The following guidelines are provided for each dose level:

  1. 1.

    If 0/4 patients are observed with DLTs, then escalate the dose level.

  2. 2.

    If 1/4 patients are observed with DLTs, then stay on the same level and enroll 4 more patients:

    1. (a)

      If 1/8 patients are observed with DLTs, then escalate the dose level.

    2. (b)

      If 2/8 patients are observed with DLTs, then SRC is unblinded to treatment:

      • If there are ≥1 DLTs in placebo group, then escalate the dose level.

      • If both DLTs are in treatment group, then stop the trial and choose the previous dose level as MTD.

  3. 3.

    If 2/4 patients are observed with DLTs, then SRC is unblinded to treatment:

    1. (a)

      If there is 1 DLT in treatment group, then stay on the same level and enroll 4 more patients:

      • If 1/8 patients are observed with DLTs, then escalate the dose level.

      • If 2/8 patients are observed with DLTs, then SRC unblinded to treatment:

        • If there is 1 DLT in placebo group, then escalate the dose level.

        • If both DLTs are in treatment group, then stop the trial and choose the previous dose level as MTD.

    2. (b)

      If there are two DLTs in treatment group, then stop the trial and choose the previous dose level as MTD.

  4. 4.

    If 3/4 patients are observed with DLTs, then the trial stops and the previous dose level is defined as the MTD.

This design is perhaps applicable to the studies where it is difficult to ascertain the difference between adverse events related to the investigational agent and adverse events that are expected due to the underlying disease. In this scenario, the placebo group can help increase the probability to escalate the dose level. This idea can also be borrowed into oncology studies by replacing the placebo group with a control group of the other lines of therapy if efficacy is a secondary objective in Phase I.

4.6 Conclusions

While there is great interest and enthusiasm about model-based study designs, over the past decade, the rule-based designs, like the traditional 3 + 3 design and newer rolling six study design, are still the most commonly used in pediatric oncology trials. As noted above, these study designs are easy to execute since the rules about dose escalation and de-escalation are a priori defined in the protocol based on observed DLTs.
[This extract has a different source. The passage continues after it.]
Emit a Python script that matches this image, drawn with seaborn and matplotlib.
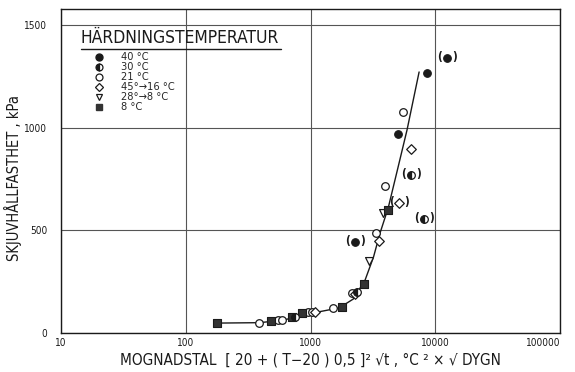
import matplotlib
matplotlib.use("Agg")
import matplotlib.pyplot as plt
import seaborn as sns

# ---- data ----
t40_x = [8590, 5010]
t40_y = [1266, 969]
t40p_x = [12400, 2275]          # parenthesised points
t40p_y = [1340, 443]

t30_x = [752, 2360]
t30_y = [76, 200]
t30p_x = [6400, 8130]
t30p_y = [770, 555]

t21_x = [386, 548, 591, 955, 1028, 1515, 2150, 3350, 3955, 5510]
t21_y = [49, 63, 63, 102, 102, 122, 195, 487, 716, 1076]

d45_x = [1087, 2260, 3550, 6400]
d45_y = [104, 192, 448, 896]
d45p_x = [5120]
d45p_y = [633]

t28_x = [2950, 3800]
t28_y = [351, 584]

t8_x = [178, 482, 711, 855, 1787, 2690, 4180]
t8_y = [49, 58, 78, 97, 127, 239, 599]

curve_x = [181, 390, 600, 1000, 1700, 2200, 2740, 3200, 3610, 4200, 5000, 5940, 7420]
curve_y = [48, 50, 62, 95, 122, 165, 258, 370, 487, 610, 800, 989, 1271]

legend_labels = ["40 °C", "30 °C", "21 °C", "45°→16 °C", "28°→8 °C", "8 °C"]
x_ticks = [10, 100, 1000, 10000, 100000]
x_ticklabels = ["10", "100", "1000", "10000", "100000"]
y_ticks = [0, 500, 1000, 1500]

sns.set_theme(style="white")
plt.rcParams['font.family'] = ['DejaVu Sans']
plt.rcParams['font.stretch'] = 'condensed'

fig = plt.figure(figsize=(5.75, 3.72), dpi=100)
ax = fig.add_axes([0.106, 0.105, 0.868, 0.871])

ink = "#1a1a1a"
ms = 5.5

# curve
sns.lineplot(x=curve_x, y=curve_y, ax=ax, color=ink, lw=1.0, sort=False,
             estimator=None)

# markers
sns.scatterplot(x=t40_x + t40p_x, y=t40_y + t40p_y, ax=ax, marker="o",
                color=ink, edgecolor=ink, s=30, linewidth=0.8, zorder=4)
sns.scatterplot(x=t21_x, y=t21_y, ax=ax, marker="o", facecolor="white",
                edgecolor=ink, s=30, linewidth=0.9, zorder=4)
sns.scatterplot(x=d45_x + d45p_x, y=d45_y + d45p_y, ax=ax, marker="D",
                facecolor="white", edgecolor=ink, s=24, linewidth=0.9, zorder=4)
sns.scatterplot(x=t28_x, y=t28_y, ax=ax, marker="v", facecolor="white",
                edgecolor=ink, s=32, linewidth=0.9, zorder=4)
sns.scatterplot(x=t8_x, y=t8_y, ax=ax, marker="s", color="#333333",
                edgecolor=ink, s=30, linewidth=0.8, zorder=4)
ax.plot(t30_x + t30p_x, t30_y + t30p_y, linestyle="", marker="o",
        fillstyle="left", color=ink, markerfacecoloralt="white",
        markeredgecolor=ink, ms=ms, mew=0.9, zorder=4)

# parentheses around uncertain points
for px, py in zip(t40p_x + t30p_x + d45p_x, t40p_y + t30p_y + d45p_y):
    ax.annotate("(", (px, py), xytext=(-5.5, 0), textcoords="offset points",
                ha="center", va="center", fontsize=8.5, color=ink,
                fontweight="bold")
    ax.annotate(")", (px, py), xytext=(5.5, 0), textcoords="offset points",
                ha="center", va="center", fontsize=8.5, color=ink,
                fontweight="bold")

ax.set_xscale("log")
ax.set_xlim(10, 100000)
ax.set_ylim(0, 1578)
ax.set_xticks(x_ticks)
ax.set_xticklabels(x_ticklabels)
ax.set_yticks(y_ticks)
ax.minorticks_off()
ax.tick_params(axis="both", length=0, labelsize=7.2, colors=ink)
ax.tick_params(axis="x", pad=4)
ax.tick_params(axis="y", pad=10)
xt = ax.get_xticklabels()
for lbl in xt:
    lbl.set_horizontalalignment("center")
xt[-1].set_horizontalalignment("right")

ax.grid(True, which="major", color="#555555", lw=0.8)
for s in ax.spines.values():
    s.set_color(ink)
    s.set_linewidth(1.0)

ax.set_xlabel("MOGNADSTAL  [ 20 + ( T−20 ) 0,5 ]² √t , °C ² × √ DYGN",
              fontsize=11, color=ink, labelpad=3)
ax.set_ylabel("SKJUVHÅLLFASTHET , kPa", fontsize=10.5, color=ink)
ax.yaxis.set_label_coords(-0.079, 0.478)

# legend
handles = [
    plt.Line2D([], [], ls="", marker="o", color=ink, ms=5),
    plt.Line2D([], [], ls="", marker="o", fillstyle="left", color=ink,
               markerfacecoloralt="white", ms=5, mew=0.9),
    plt.Line2D([], [], ls="", marker="o", mfc="white", mec=ink, ms=5, mew=0.9),
    plt.Line2D([], [], ls="", marker="D", mfc="white", mec=ink, ms=4.5, mew=0.9),
    plt.Line2D([], [], ls="", marker="v", mfc="white", mec=ink, ms=5, mew=0.9),
    plt.Line2D([], [], ls="", marker="s", color="#333333", ms=5),
]
leg = ax.legend(handles, legend_labels, loc="upper left",
                bbox_to_anchor=(0.066, 0.866), frameon=False, fontsize=7.9,
                handletextpad=1.5, labelspacing=0.0, borderaxespad=0,
                borderpad=0, handlelength=1.0)
ax.text(0.04, 0.884, "HÄRDNINGSTEMPERATUR", transform=ax.transAxes,
        fontsize=12.5, color=ink, va="bottom", ha="left")
ax.plot([0.04, 0.44], [0.877, 0.877], transform=ax.transAxes, color=ink,
        lw=1.0, clip_on=False)

fig.savefig("out.png", dpi=100, facecolor="white")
Model-based designs have significant advantages on reducing numbers of study patients and shortening study durations. However, they require significant involvement of statisticians for the development of the study design, for monitoring of the study, and in dose escalation/de-escalation decisions. Model-based designs are also operationally complicated, due to a requirement for repeated model fitting, conceptual and computational complexity, and nontransparent approach to decision-making.

The model-assisted designs combine the superior performance of model-based designs with the simplicity of algorithm-based designs. They offer more flexible approaches to patient enrollment while retaining clear escalation and de-escalation rules. Because of their good performance and simplicity, model-assisted designs have been increasingly used in practice. In addition, many software and online tools are now available to support the simulation of operating characteristics for both model-based and model-assisted designs. But since model-assisted designs are relatively new, they are not commonly utilized in pediatric oncology trials. In the future, we believe more model-assisted designs will be developed by investigators and biostatisticians and applied to pediatric oncology studies.